Each time I sit the toilette I feel a ghoul.
When I squat in the woods I am nature.
I’ve heard that you have to learn the rules of an art before you break them. What if I’d rather not?
God made us like him. That’s the premise as I understand it. “God created man in His own image; in the image of God He created him; male and female He created them.” That’s the New King James version – if you’re curious. I mean the only bit that isn’t really clear is the whole image thing. When I think image, I think visual, and unless God has a penis and a vagina that, on it’s own, doesn’t make a lot of sense… or it makes a whole lot of sense… either way…
I imagine it’s the same way I’m like my father. Growing. Learning. Always imperfect. And, to me, that’s the really interesting part. Why shouldn’t a god grow, and evolve, and learn, and change? I am capable of all of those things. Surely any deity who begot me could be capable of no less.

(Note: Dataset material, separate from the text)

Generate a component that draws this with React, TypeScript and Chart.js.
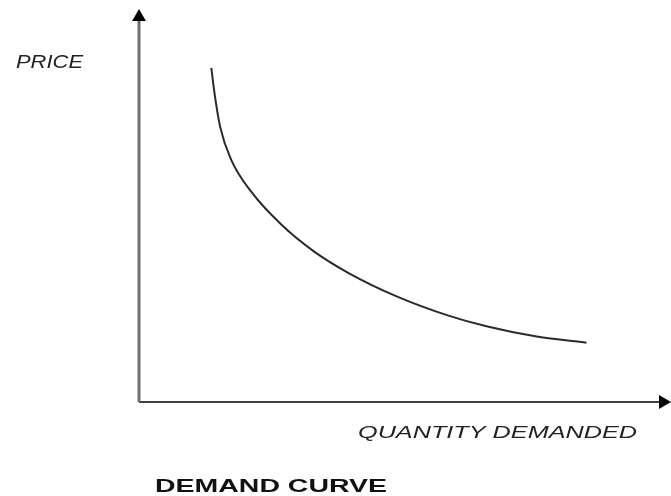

Old Testament, New Testament, Koran. Books written by the hands of men. Books written as reactions to the conditions each man believed his god had created on earth for him. Ask the first born what dad was like growing up then ask the 8th born.
My mother always felt I should be practical with regard to my career. Everything else was up to me, but she wanted me to be secure.
I doubt practical would be the first word to jump to the minds of people who know me, were you to say my name. And yet, it is perhaps the most indelible legacy my mother gave me.
She gave it to me without ever forcing me. Just the single consistent message that you should be able to earn a living with a respectable profession.
I think the world is full of artists who received the same message and bucked. I bucked, but never as much as I made out. At my most overtly oppositional, I still received A’s, B’s, and C’s. At my most irresponsible, I joined the Army – because I realized that I was wasting my family’s money partying in college and not passing all my classes. So even my rebellion carried a tinge of my mother’s pragmatism.
It’s the struggle between the my impulse, for impulsivity, and the ever present thought in my head, of what will come if you choose this? This struggle has formed who I am. My struggle to balance these two drives informs my daily life. It has encouraged me to look closely at my values and processes. It has driven me to look closely at the values and processes of others.
My mother’s greatest legacy to me may be life of internal struggle. My mother’s greatest gift to me is the courage and curiosity to face that struggle and grow with it.